Im Schatten des Krieges in der Ukraine, der die Medien beherrscht, ist der Kaukasus ein gewaltiges Spannungsgebiet, das an der Grenze zu mehreren Regionen der Welt liegt.
Über den ungelösten Konflikt zwischen Armenien und Aserbaidschan hinaus, ist der Kaukasus ein regelrechtes Pulverfass zwischen den Regionalmächten Russland, Türkei und Iran.
Im Jahr 2020 hatte Aserbaidschan die Region Berg-Karabach angegriffen, die zwar offiziell unter der Souveränität der Regierung von Baku steht, aber überwiegend von Armeniern bewohnt wird.
In Wirklichkeit handelt es sich um einen alten Territorialstreit: Nach dem Zerfall der UdSSR hatte die Region die Aserbaidschaner zurückgedrängt und die Republik Artsakh gegründet, die aber nur von Armenien anerkannt wurde. Eine Anomalie, die mit der Offensive von 2020 korrigiert werden sollte.
Am Ende des sogenannten Zweiten Berg-Karabach-Krieges fiel die Region wieder unter die Kontrolle Aserbaidschans, mit Ausnahme von 30 % des Territoriums, das durch den Latchin-Korridor mit Armenien verbunden ist.
Dieser von der russischen Armee kontrollierte und als strategisch wichtig eingestufte Korridor ist seit Dezember 2022 Gegenstand einer Blockade durch Aserbaidschan, was die Versorgung der ansässigen Bevölkerung durch Armenien erschwert.
"Aserbaidschan fühlt sich in einer Position der Stärke und ist frustriert über den Ausgang des letzten Krieges. Das Land will Armenien unter Druck setzen, einen Friedensvertrag zu unterzeichnen“, sagte Bayram Balcim, ein Spezialist für die Region, wie Geo berichtet.
"Aber der Status von Karabach ist etwas Besonderes und wurde während des Waffenstillstands 2020 nicht besprochen, was die Situation komplizierter macht", fügt Balcim hinzu, der auch Professor an der Sciences Po Paris ist.
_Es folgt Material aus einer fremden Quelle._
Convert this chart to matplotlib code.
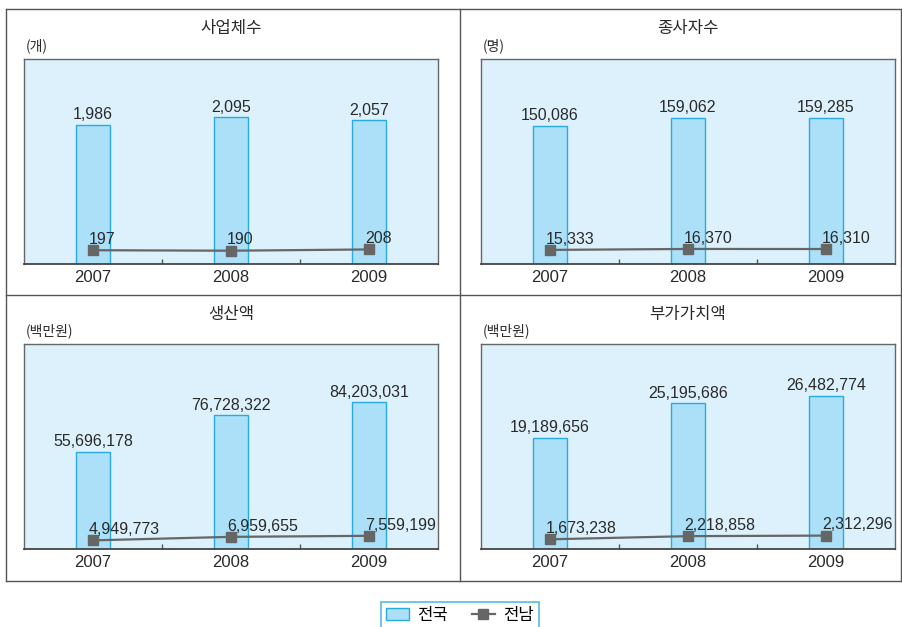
import matplotlib
matplotlib.use("Agg")
import matplotlib.pyplot as plt
from matplotlib.patches import Patch
from matplotlib.lines import Line2D

years = ["2007", "2008", "2009"]
titles = ["사업체수", "종사자수", "생산액", "부가가치액"]
units = ["(개)", "(명)", "(백만원)", "(백만원)"]
nation = [[1986, 2095, 2057],
          [150086, 159062, 159285],
          [55696178, 76728322, 84203031],
          [19189656, 25195686, 26482774]]
jeonnam = [[197, 190, 208],
           [15333, 16370, 16310],
           [4949773, 6959655, 7559199],
           [1673238, 2218858, 2312296]]
ymax = [2930, 223000, 117500000, 35400000]

KR = "Noto Sans CJK KR"
plt.rcParams["font.family"] = ["Liberation Sans", KR, "DejaVu Sans"]

BG = "#dcf1fb"; BAR = "#abe0f8"; EDGE = "#29abe2"; GRAY = "#666666"; FRAME = "#555555"; TXT = "#2a2a2a"
W, H = 902, 627
fig = plt.figure(figsize=(W / 100, H / 100), dpi=100)

def fx(px): return px / W
def fy(py): return 1 - py / H

# outer frame and dividers
for xs, ys in [([6, 901], [9, 9]), ([6, 901], [581, 581]), ([6, 6], [9, 581]), ([901, 901], [9, 581]),
               ([460, 460], [9, 581]), ([6, 901], [295, 295])]:
    fig.add_artist(Line2D([fx(x) for x in xs], [fy(y) for y in ys], color=FRAME, lw=1.0))

boxes = [(24, 59), (481, 59), (24, 344), (481, 344)]
for i, (x0, y0) in enumerate(boxes):
    ax = fig.add_axes([fx(x0), fy(y0 + 205), 414 / W, 205 / H])
    ax.set_facecolor(BG)
    xs = range(len(years))
    ax.bar(xs, nation[i], width=0.25, color=BAR, edgecolor=EDGE, linewidth=1.0, zorder=2)
    ax.plot(xs, jeonnam[i], color=GRAY, lw=1.6, marker="s", ms=7.5, mfc=GRAY, mec=GRAY, zorder=3)
    for x, v in zip(xs, nation[i]):
        ax.annotate(f"{v:,}", (x, v), xytext=(0, 4), textcoords="offset points",
                    ha="center", va="baseline", fontsize=11.5, color=TXT)
    for x, v in zip(xs, jeonnam[i]):
        ax.annotate(f"{v:,}", (x, v), xytext=(-3, 4.5), textcoords="offset points",
                    ha="left", va="baseline", fontsize=11.5, color=TXT, zorder=4)
    ax.set_xlim(-0.5, 2.5)
    ax.set_ylim(0, ymax[i])
    ax.set_yticks([])
    ax.set_xticks(list(xs))
    ax.set_xticklabels(years, fontsize=12, color=TXT)
    ax.tick_params(axis="x", length=0, pad=4)
    ax.set_xticks([0.5, 1.5], minor=True)
    ax.tick_params(axis="x", which="minor", direction="in", length=3.5, color=FRAME, width=1)
    for s in ["left", "top", "right"]:
        ax.spines[s].set_color(GRAY); ax.spines[s].set_linewidth(1.0)
    ax.spines["bottom"].set_color("#444444"); ax.spines["bottom"].set_linewidth(1.3)
    fig.text(fx(x0 + 207), fy(y0 - 30), titles[i], ha="center", va="center", fontsize=12,
             family=[KR, "DejaVu Sans"], color=TXT)
    fig.text(fx(x0 + 2), fy(y0 - 13), units[i], ha="left", va="center", fontsize=10,
             family=[KR, "DejaVu Sans"], color=TXT)

handles = [Patch(facecolor=BAR, edgecolor=EDGE, linewidth=1.0),
           Line2D([], [], color=GRAY, lw=1.6, marker="s", ms=7.5)]
leg = fig.legend(handles, ["전국", "전남"], ncol=2, loc="upper center",
                 bbox_to_anchor=(fx(460), fy(602)), borderaxespad=0, frameon=True,
                 fancybox=False, edgecolor=EDGE, prop={"family": [KR], "size": 12},
                 handlelength=1.4, columnspacing=1.4, handletextpad=0.5, borderpad=0.3)
leg.get_frame().set_linewidth(1.2)

fig.savefig("out.png", dpi=100)
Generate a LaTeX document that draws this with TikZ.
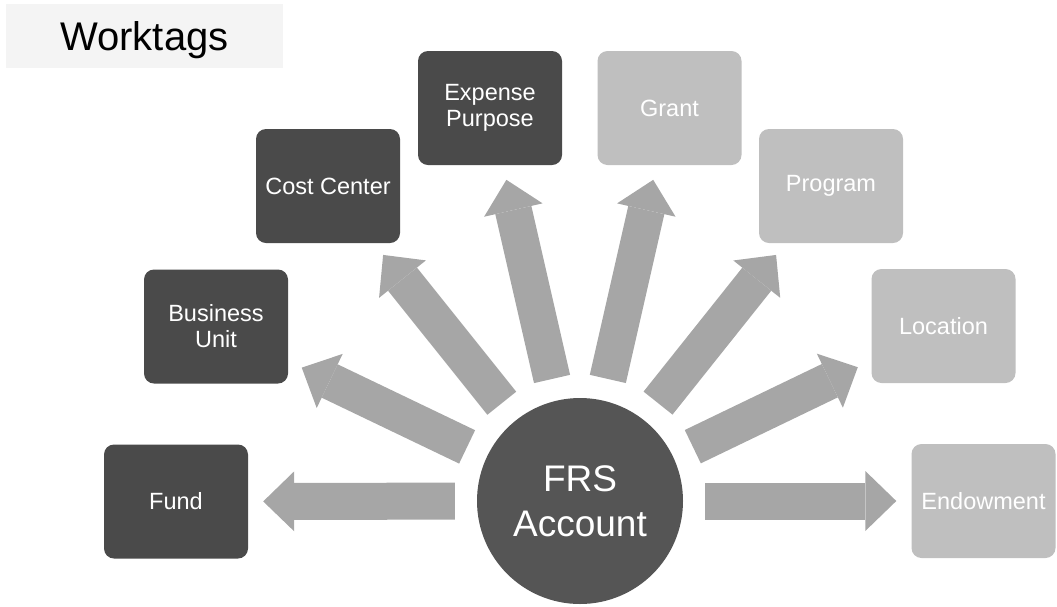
\documentclass[tikz,border=0pt]{standalone}
\usepackage{fontspec}
\setmainfont{Liberation Sans}
\usetikzlibrary{arrows.meta}

\definecolor{tagdark}{HTML}{4A4A4A}
\definecolor{taglight}{HTML}{BFBFBF}
\definecolor{spokegray}{HTML}{A6A6A6}
\definecolor{hubgray}{HTML}{555555}
\definecolor{titlegray}{HTML}{F4F4F4}

\tikzset{
  tag/.style={rounded corners=10pt, minimum width=144pt, minimum height=114pt,
    inner sep=0pt, align=center, text=white, font=\fontsize{23.5}{26}\selectfont},
  darktag/.style={tag, fill=tagdark},
  lighttag/.style={tag, fill=taglight},
  spoke/.style={draw=spokegray, line width=37pt,
    -{Triangle[length=31pt,width=60pt,line width=0pt]},
    shorten <=22pt, shorten >=15pt}
}

\begin{document}
\begin{tikzpicture}[x=1pt,y=-1pt]
\useasboundingbox (0,0) rectangle (1057,606);
\node[fill=titlegray, minimum width=277pt, minimum height=64pt, text depth=0pt,
  font=\fontsize{40}{48}\selectfont] (title) at (144.5,36) {Worktags};

\node[circle, fill=hubgray, minimum size=206pt, inner sep=0pt, align=center,
  text=white, font=\fontsize{37}{45}\selectfont] (frs) at (580,501) {FRS\\Account};

\node[darktag] (fund) at (176,501.5) {Fund};
\node[darktag] (bunit) at (216,326.5) {Business\\Unit};
\node[darktag] (costc) at (328,186) {Cost Center};
\node[darktag] (expense) at (490,108) {Expense\\Purpose};
\node[lighttag] (grant) at (669.5,108) {Grant};
\node[lighttag] (program) at (831,186) {Program};
\node[lighttag] (location) at (943.5,326) {Location};
\node[lighttag] (endow) at (983.5,501) {Endowment};

\draw[spoke] (frs) -- (fund);
\draw[spoke] (frs) -- (bunit);
\draw[spoke] (frs) -- (costc);
\draw[spoke] (frs) -- (expense);
\draw[spoke] (frs) -- (grant);
\draw[spoke] (frs) -- (program);
\draw[spoke] (frs) -- (location);
\draw[spoke] (frs) -- (endow);
\end{tikzpicture}
\end{document}
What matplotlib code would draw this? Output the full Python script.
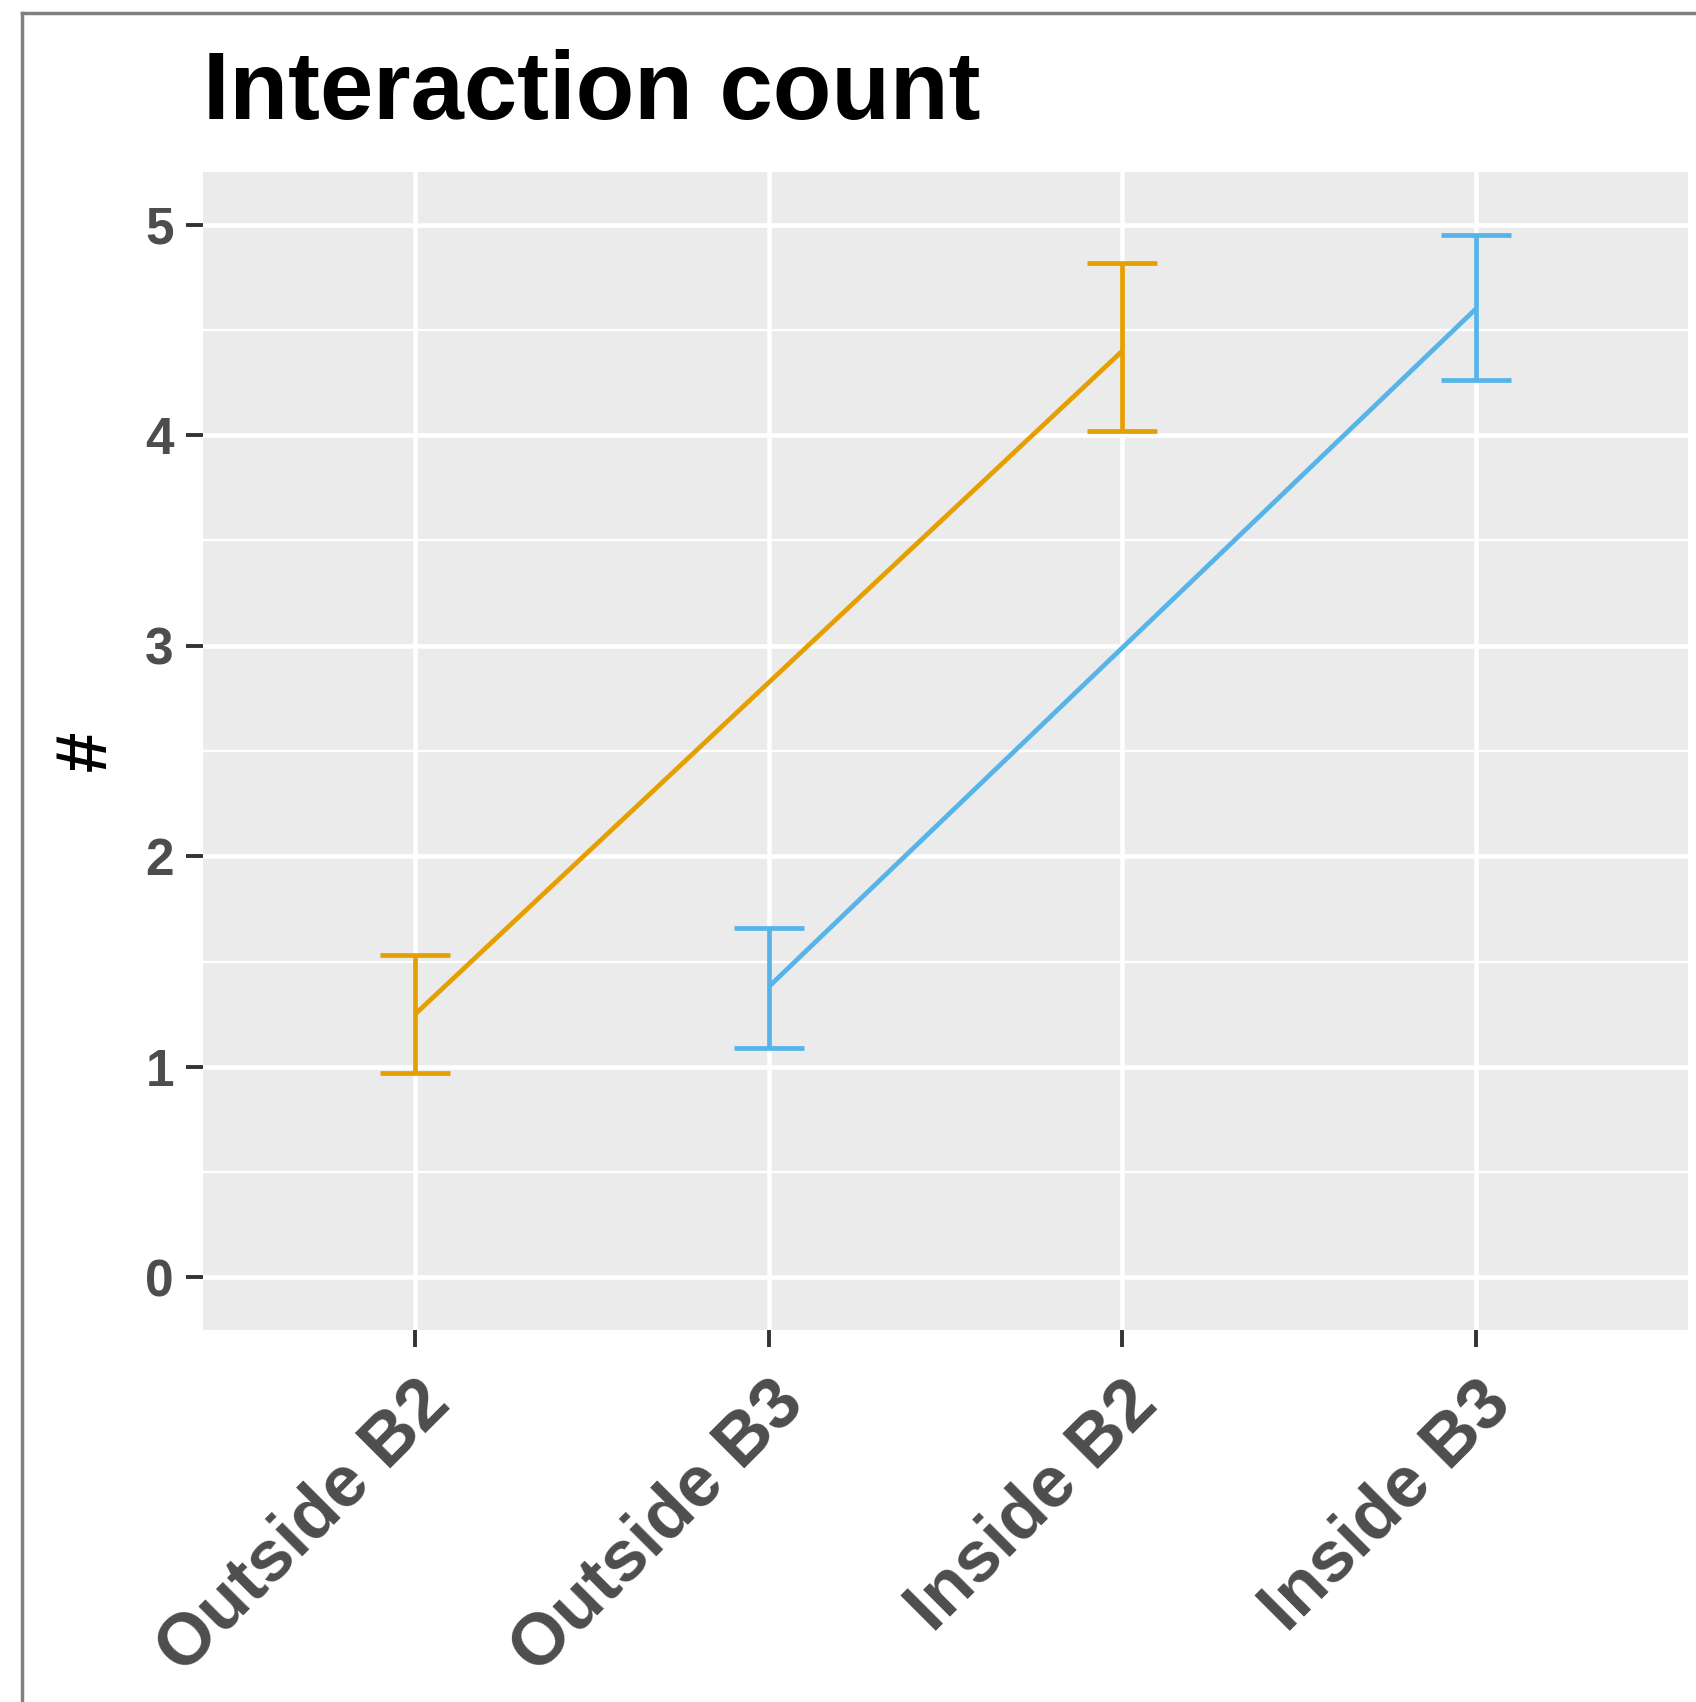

Dass Armenien im Gegenzug für die Autonomie seiner Bevölkerung einen Gebietsverlust akzeptiert hat, reicht Aserbaidschan nicht aus, weil die Regierung in Baku die volle und alleinige Souveränität über Berg-Karabach haben möchte.
Erst kürzlich, am 10. September 2023, kam ein neuer Präsident in der Republik Artsakh an die Macht. Eine Wahl, die vom aserbaidschanischen Außenministerium als "grober Verstoß“ gegen die Verfassung eingestuft wurde, so AP.
Auf dem Foto: Jeyhoun Bayramov, Außenminister Aserbaidschans
Die Regierung in Baku forderte daher laut der amerikanischen Presseagentur AP den "vollständigen Abzug der armenischen Streitkräfte“ und die "Demontage des Marionettenregimes“. Der von France 24 zitierte armenische Regierungschef wiederum prangerte eine "militärische Provokation“ seines Nachbarn an.
Die Situation wird durch die ambivalenten Positionen anderer Staaten in der Region erschwert. Die Türkei, die die aserbaidschanische Regierung in Baku traditionell unterstützt, wurde durch den übertriebenen Aktionismus ihres Verbündeten abgeschreckt. Sie hat gerade die Beziehungen zu ihrem alten Feind Armenien normalisiert.
Armenien seinerseits ist offiziell mit Russland verbündet. Doch Moskau steckt im Krieg gegen die Ukraine fest und verliert allmählich das Interesse an seinem Verbündeten, dem es nur begrenzte Unterstützung gewährt.
Der Westen tendiert dazu, die Offensive Bakus zu stoppen. Die europäischen Staaten wollen jedoch weder auf die Kohlenwasserstoffe Aserbaidschans verzichten, noch wollen sie zulassen, dass sich das Land Russland annähert.
Da Armenien keine Verbündeten hat, die bereit sind, zu seinen Gunsten zu intervenieren, befindet sich das Land zurzeit in einer schwachen Position.
Nach Angaben der armenischen Behörden ist die Lage an der Grenze zu Aserbaidschan stabil. Doch die beiden Länder verharren in unvereinbaren Positionen. Hoffen wir, dass eine Eskalation vermieden wird und schnell eine friedliche Lösung gefunden werden kann!